The final step is now to smooth out the daily observations of temperature using our basis functions. We will consider the cases when K, the number of basis functions, is equal to 5, 50 and 121. We construct a functional data object by smoothing data using a roughness penalty with the function smooth.basis(argvals=1:n, y, fdParobj) where argvals is the domain, y is a set of values at discrete sampling points or argument values and fdParobj is the basis function object. In order to evaluate a functional data object at specified argument values, one should use eval.fd(evalarg, fdobj, Lfdobj=0, returnMatrix=FALSE) to convert data to functional object.

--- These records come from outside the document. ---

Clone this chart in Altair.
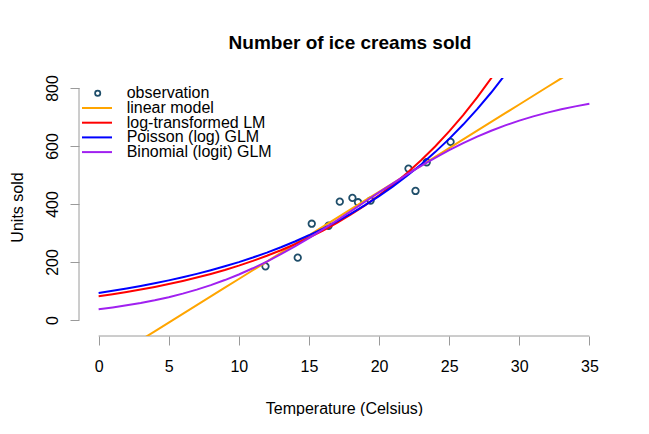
import altair as alt
import pandas as pd

# observations
temp_obs = [11.9, 14.2, 15.2, 16.4, 17.2, 18.1, 18.5, 19.4, 22.1, 22.6, 23.4, 25.1]
units_obs = [185, 215, 332, 325, 408, 421, 406, 412, 522, 445, 544, 614]

# fitted curves read at integer temperatures
grid = list(range(36))
linear_fit = [-159.5, -129.4, -99.3, -69.2, -39.1, -9.1, 21.0, 51.1, 81.2, 111.3,
              141.4, 171.5, 201.6, 231.7, 261.8, 291.9, 321.9, 352.0, 382.1, 412.2,
              442.3, 472.4, 502.5, 532.6, 562.7, 592.8, 622.8, 652.9, 683.0, 713.1,
              743.2, 773.3, 803.4, 833.5, 863.6, 893.7]
loglin_fit = [81.9, 88.9, 96.6, 105.0, 114.0, 123.9, 134.6, 146.2, 158.9, 172.6,
              187.5, 203.7, 221.4, 240.5, 261.3, 283.8, 308.4, 335.0, 364.0, 395.4,
              429.6, 466.7, 507.1, 550.9, 598.5, 650.2, 706.4, 767.5, 833.8, 905.9,
              984.2]
poisson_fit = [93.4, 100.8, 108.8, 117.3, 126.6, 136.6, 147.4, 159.0, 171.6, 185.1,
               199.7, 215.5, 232.5, 250.9, 270.7, 292.1, 315.1, 340.0, 366.9, 395.9,
               427.1, 460.8, 497.2, 536.5, 578.9, 624.6, 673.9, 727.1, 784.5, 846.5,
               913.3]
binomial_fit = [37.2, 43.4, 50.5, 58.6, 68.0, 78.7, 90.9, 104.7, 120.3, 137.7,
                157.0, 178.3, 201.6, 226.8, 253.9, 282.6, 312.6, 343.8, 375.6, 407.8,
                439.9, 471.4, 502.1, 531.5, 559.4, 585.6, 609.9, 632.3, 652.6, 671.0,
                687.5, 702.2, 715.2, 726.6, 736.6, 745.4]

models = ["linear model", "log-transformed LM", "Poisson (log) GLM", "Binomial (logit) GLM"]
model_colors = ["#FFA500", "#FF0000", "#0000FF", "#A020F0"]
x_ticks = [0, 5, 10, 15, 20, 25, 30, 35]
y_ticks = [0, 200, 400, 600, 800]

rows = []
for name, vals in zip(models, [linear_fit, loglin_fit, poisson_fit, binomial_fit]):
    for t, v in zip(grid, vals):
        rows.append({"temp": t, "units": v, "model": name})
fits = pd.DataFrame(rows)
obs = pd.DataFrame({"temp": temp_obs, "units": units_obs, "kind": ["observation"] * len(temp_obs)})
xline_df = pd.DataFrame({"temp": [x_ticks[0]], "temp2": [x_ticks[-1]]})
yline_df = pd.DataFrame({"units": [y_ticks[0]], "units2": [y_ticks[-1]]})

W, H = 530, 258
FONT = "Liberation Sans"
GRAY = "#9a9a9a"
PTCOL = "#1F4E6A"
LEG_TOP = 7.3      # legend first row top (px from plot top)
LEG_STEP = 14.7    # legend row spacing (px)

xscale = alt.Scale(domain=[-1.4, 36.4], nice=False, zero=False)
yscale = alt.Scale(domain=[-55.2, 834.5], nice=False, zero=False)

xaxis = alt.Axis(values=x_ticks, domain=False, grid=False, tickSize=9, tickColor=GRAY,
                 tickWidth=1, labelFont=FONT, labelFontSize=16, labelColor="black",
                 labelPadding=13, labelFlush=False, labelOverlap=False,
                 title="Temperature (Celsius)", titleFont=FONT, titleFontSize=16,
                 titleFontWeight="normal", titleColor="black",
                 titleBaseline="alphabetic", titleY=77)
yaxis = alt.Axis(values=y_ticks, domain=False, grid=False, tickSize=9, tickColor=GRAY,
                 tickWidth=1, labelFont=FONT, labelFontSize=16, labelColor="black",
                 labelPadding=13, labelAngle=270, labelAlign="center",
                 labelBaseline="alphabetic", labelFlush=False, labelOverlap=False,
                 title="Units sold", titleFont=FONT, titleFontSize=16,
                 titleFontWeight="normal", titleColor="black", titleAngle=270,
                 titleAlign="center", titleBaseline="alphabetic", titleX=-57)

xline = alt.Chart(xline_df).mark_rule(color=GRAY, strokeWidth=1).encode(
    x=alt.X("temp:Q", scale=xscale, axis=xaxis), x2="temp2:Q", y=alt.value(H))
yline = alt.Chart(yline_df).mark_rule(color=GRAY, strokeWidth=1).encode(
    x=alt.value(0), y=alt.Y("units:Q", scale=yscale, axis=yaxis), y2="units2:Q")

points = alt.Chart(obs).mark_point(filled=False, color=PTCOL, size=42, strokeWidth=1.8,
                                   opacity=1).encode(
    x=alt.X("temp:Q", scale=xscale, axis=xaxis),
    y=alt.Y("units:Q", scale=yscale, axis=yaxis),
    shape=alt.Shape("kind:N", scale=alt.Scale(domain=["observation"], range=["circle"]),
                    legend=alt.Legend(title=None, orient="none", legendX=10.7,
                                      legendY=LEG_TOP,
                                      symbolSize=27, symbolStrokeWidth=1.8,
                                      symbolStrokeColor=PTCOL, symbolFillColor="white",
                                      labelFont=FONT, labelFontSize=16, labelColor="black",
                                      labelOffset=21, padding=0)))

line_layers = []
for i, (name, col) in enumerate(zip(models, model_colors)):
    line_layers.append(
        alt.Chart(fits).transform_filter(alt.datum.model == name)
        .mark_line(clip=True, strokeWidth=2).encode(
            x=alt.X("temp:Q", scale=xscale, axis=xaxis),
            y=alt.Y("units:Q", scale=yscale, axis=yaxis),
            color=alt.Color("model:N", scale=alt.Scale(domain=[name], range=[col]),
                            legend=alt.Legend(title=None, orient="none", legendX=10,
                                              legendY=LEG_TOP + (i + 1) * LEG_STEP,
                                              symbolType="M-2.5,0H2.5", symbolSize=144,
                                              symbolStrokeWidth=2, labelFont=FONT,
                                              labelFontSize=16, labelColor="black",
                                              labelOffset=21.7, padding=0,
                                              labelLimit=300)))
    )

chart = alt.layer(xline, yline, points, *line_layers).resolve_scale(
    color="independent"
).properties(
    width=W, height=H,
    title=alt.TitleParams("Number of ice creams sold", font=FONT, fontSize=19,
                          fontWeight="bold", color="black", anchor="middle",
                          frame="group", baseline="alphabetic", offset=7, dx=6),
    autosize=alt.AutoSizeParams(type="none"),
    padding={"left": 71, "top": 70, "right": 30, "bottom": 80},
    background="white",
).configure_view(stroke=None)

chart.save("out.html", embed_options={"renderer": "svg", "actions": False})
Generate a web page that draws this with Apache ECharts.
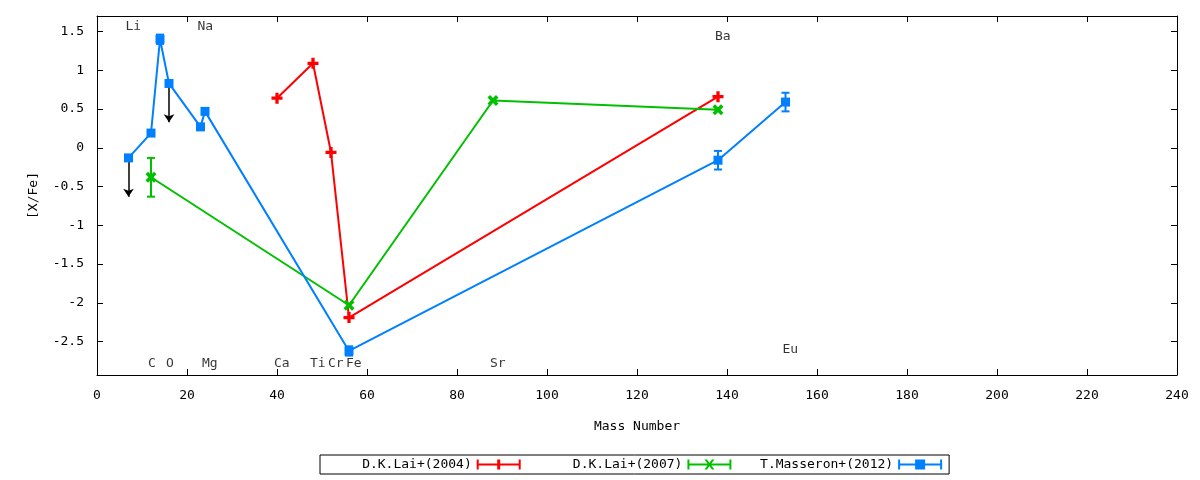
<!DOCTYPE html>
<html><head><meta charset="utf-8">
<script src="https://cdn.jsdelivr.net/npm/echarts@6/dist/echarts.min.js"></script>
<style>html,body{margin:0;padding:0;background:#fff}#c{width:1200px;height:480px}</style>
</head><body><div id="c"></div>
<script>
// ---- data ----
const lai04Name = 'D.K.Lai+(2004)';
const lai04X = [40, 48, 52, 56, 138];
const lai04Y = [0.64, 1.09, -0.06, -2.19, 0.66];
const lai04Err = [0, 0, 0, 0, 0];

const lai07Name = 'D.K.Lai+(2007)';
const lai07X = [12, 56, 88, 138];
const lai07Y = [-0.38, -2.03, 0.61, 0.49];
const lai07Err = [0.25, 0, 0, 0];

const mas12Name = 'T.Masseron+(2012)';
const mas12X = [7, 12, 14, 16, 23, 24, 56, 138, 153];
const mas12Y = [-0.13, 0.19, 1.40, 0.83, 0.27, 0.47, -2.62, -0.16, 0.59];
const mas12Err = [0, 0, 0.06, 0, 0, 0, 0.06, 0.12, 0.12];

const upperLimitX = [7, 16];
const upperLimitY = [-0.13, 0.83];
const upperLimitLength = 0.5;

const elementNames = ['Li', 'C', 'O', 'Na', 'Mg', 'Ca', 'Ti', 'Cr', 'Fe', 'Sr', 'Ba', 'Eu'];
const elementMass  = [7, 12, 16, 23, 24, 40, 48, 52, 56, 88, 138, 153];
const elementLabelY = [1.56, -2.78, -2.78, 1.56, -2.78, -2.78, -2.78, -2.78, -2.78, -2.78, 1.43, -2.6];

const xMin = 0, xMax = 240, xStep = 20;
const yMin = -2.93, yMax = 1.70, yStep = 0.5;

// ---- styling ----
const FONT = 'DejaVu Sans Mono';
const RED = '#ff0000', GREEN = '#00c000', BLUE = '#0080ff';
const plusPath = 'path://M3.5 0h3v3.5h3.5v3h-3.5v3.5h-3v-3.5h-3.5v-3h3.5z';

const iconCaps = 'M0 0h2v10h-2zM0 4h44v2h-44zM42 0h2v10h-2z';
const iconRed = 'path://' + iconCaps + 'M20.5 0h3v10h-3z';
const iconGreen = 'path://' + iconCaps + 'M17 0h2.5l7.5 10h-2.5zM24.5 0h2.5l-7.5 10h-2.5z';
const iconBlue = 'path://' + iconCaps + 'M17 0h10v10h-10z';

function errorBars(name, color, xs, ys, errs) {
  return {
    name: name, type: 'custom', xAxisIndex: 0, yAxisIndex: 0, z: 2,
    itemStyle: { color: color },
    encode: { x: 0, y: 1 },
    data: xs.map((x, i) => [x, ys[i], errs[i]]),
    renderItem: function (params, api) {
      const x = api.value(0), y = api.value(1), e = api.value(2);
      if (!e) return { type: 'group', children: [] };
      const hi = api.coord([x, y + e]), lo = api.coord([x, y - e]);
      const cap = 4;
      const st = { stroke: color, lineWidth: 2, fill: null };
      return { type: 'group', children: [
        { type: 'line', shape: { x1: hi[0], y1: hi[1], x2: lo[0], y2: lo[1] }, style: st },
        { type: 'line', shape: { x1: hi[0] - cap, y1: hi[1], x2: hi[0] + cap, y2: hi[1] }, style: st },
        { type: 'line', shape: { x1: lo[0] - cap, y1: lo[1], x2: lo[0] + cap, y2: lo[1] }, style: st }
      ]};
    }
  };
}

function lineSeries(name, color, xs, ys, symbol, size, rotate) {
  return {
    name: name, type: 'line', xAxisIndex: 0, yAxisIndex: 0, z: 2,
    data: xs.map((x, i) => [x, ys[i]]),
    symbol: symbol, symbolSize: size, symbolRotate: rotate || 0,
    showAllSymbol: true,
    lineStyle: { color: color, width: 2 },
    itemStyle: { color: color },
    emphasis: { disabled: true }
  };
}

const axisCommonX = {
  type: 'value', min: xMin, max: xMax, interval: xStep,
  axisLine: { show: true, onZero: false, lineStyle: { color: '#000', width: 1 } },
  axisTick: { show: true, inside: true, length: 6, lineStyle: { color: '#000' } },
  splitLine: { show: false }
};
const yLabelFmt = v => (Math.abs(v / yStep - Math.round(v / yStep)) < 1e-6 ? String(Math.round(v * 10) / 10) : '');
const axisCommonY = {
  type: 'value', min: yMin, max: yMax, splitNumber: 9,
  axisLine: { show: true, onZero: false, lineStyle: { color: '#000', width: 1 } },
  axisTick: { show: true, inside: true, length: 6, lineStyle: { color: '#000' } },
  splitLine: { show: false }
};

const option = {
  animation: false,
  backgroundColor: '#fff',
  textStyle: { fontFamily: FONT },
  grid: { left: 97, right: 23, top: 16, bottom: 105, containLabel: false },
  xAxis: [
    Object.assign({}, axisCommonX, {
      position: 'bottom', name: 'Mass Number', nameLocation: 'middle', nameGap: 45,
      nameTextStyle: { fontFamily: FONT, fontSize: 13, color: '#000' },
      axisLabel: { show: true, margin: 14, fontFamily: FONT, fontSize: 13, color: '#000' }
    }),
    Object.assign({}, axisCommonX, { position: 'top', axisLabel: { show: false } })
  ],
  yAxis: [
    Object.assign({}, axisCommonY, {
      position: 'left', name: '[X/Fe]', nameLocation: 'middle', nameGap: 57, nameRotate: 90,
      nameTextStyle: { fontFamily: FONT, fontSize: 13, color: '#000' },
      axisLabel: { show: true, margin: 13, fontFamily: FONT, fontSize: 13, color: '#000',
                   showMinLabel: false, showMaxLabel: false, formatter: yLabelFmt }
    }),
    Object.assign({}, axisCommonY, { position: 'right', axisLabel: { show: false } })
  ],
  legend: {
    left: 320, top: 455, orient: 'horizontal', align: 'right',
    padding: [3, 7, 3, 3], itemGap: 13, itemWidth: 44, itemHeight: 10,
    borderColor: '#000', borderWidth: 1, borderRadius: 0,
    selectedMode: false,
    itemStyle: { borderWidth: 0 },
    formatter: name => name.padStart(19, ' '),
    textStyle: { fontFamily: FONT, fontSize: 13, color: '#000' },
    data: [
      { name: lai04Name, icon: iconRed },
      { name: lai07Name, icon: iconGreen },
      { name: mas12Name, icon: iconBlue }
    ]
  },
  series: [
    errorBars(lai04Name, RED, lai04X, lai04Y, lai04Err),
    errorBars(lai07Name, GREEN, lai07X, lai07Y, lai07Err),
    errorBars(mas12Name, BLUE, mas12X, mas12Y, mas12Err),
    {
      type: 'lines', coordinateSystem: 'cartesian2d', xAxisIndex: 0, yAxisIndex: 0, z: 1,
      symbol: ['none', 'arrow'], symbolSize: 8, silent: true,
      lineStyle: { color: '#000', width: 1.5, opacity: 1, curveness: 0 },
      data: upperLimitX.map((x, i) => ({ coords: [[x, upperLimitY[i]], [x, upperLimitY[i] - upperLimitLength]] }))
    },
    lineSeries(lai04Name, RED, lai04X, lai04Y, plusPath, 11, 0),
    lineSeries(lai07Name, GREEN, lai07X, lai07Y, plusPath, 12, 45),
    lineSeries(mas12Name, BLUE, mas12X, mas12Y, 'rect', 9, 0),
    {
      type: 'scatter', xAxisIndex: 0, yAxisIndex: 0, silent: true, symbolSize: 0, z: 4,
      data: elementNames.map((n, i) => ({ name: n, value: [elementMass[i], elementLabelY[i]] })),
      label: { show: true, position: 'inside', align: 'left', verticalAlign: 'middle', offset: [-3, 0],
               formatter: '{b}', fontFamily: FONT, fontSize: 13, color: '#000' }
    }
  ]
};

const chart = echarts.init(document.getElementById('c'), null, { renderer: 'canvas' });
chart.setOption(option);
</script></body></html>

In R, we get the following:

ovibasis5 = create.fourier.basis(rangeval = range(tt),nbasis = 5)
ovibasis50 = create.fourier.basis(rangeval = range(tt),nbasis = 50)
ovibasis121 = create.fourier.basis(rangeval = range(tt),nbasis = 121)
ovifourier5.fd = smooth.basis(argvals = tt, y = inv.temp[,10],fdParobj = ovibasis5)$fd
ovifourier51.fd = smooth.basis(argvals = tt, y = inv.temp[,10],fdParobj = ovibasis50)$fd
ovifourier121.fd = smooth.basis(argvals = tt, y = inv.temp[,10],fdParobj = ovibasis121)$fd
ovi5 = eval.fd(tt,ovifourier5.fd)
ovi51 = eval.fd(tt,ovifourier51.fd)
ovi121 = eval.fd(tt,ovifourier121.fd)
oviedo = setNames(data.frame(inv.temp[,10],ovi5,ovi51,ovi121),c("Oviedo","Fourier5","Fourier51","Fourier121"))

Here is the plot:
Smooth temperature

Concluding comments

The result above is telling us that as the number of basis functions is becoming smaller, the curve that we obtain tends to oversmooth the data whereas a large number of basis functions is close to the data points. Fourier Basis are the most appropriate basis for periodic functions defined over an interval \(\mathcal{T}\). The choice of the number of basis functions is usually at the heart of the smoothing exercise, but this will be discussed at a later stage.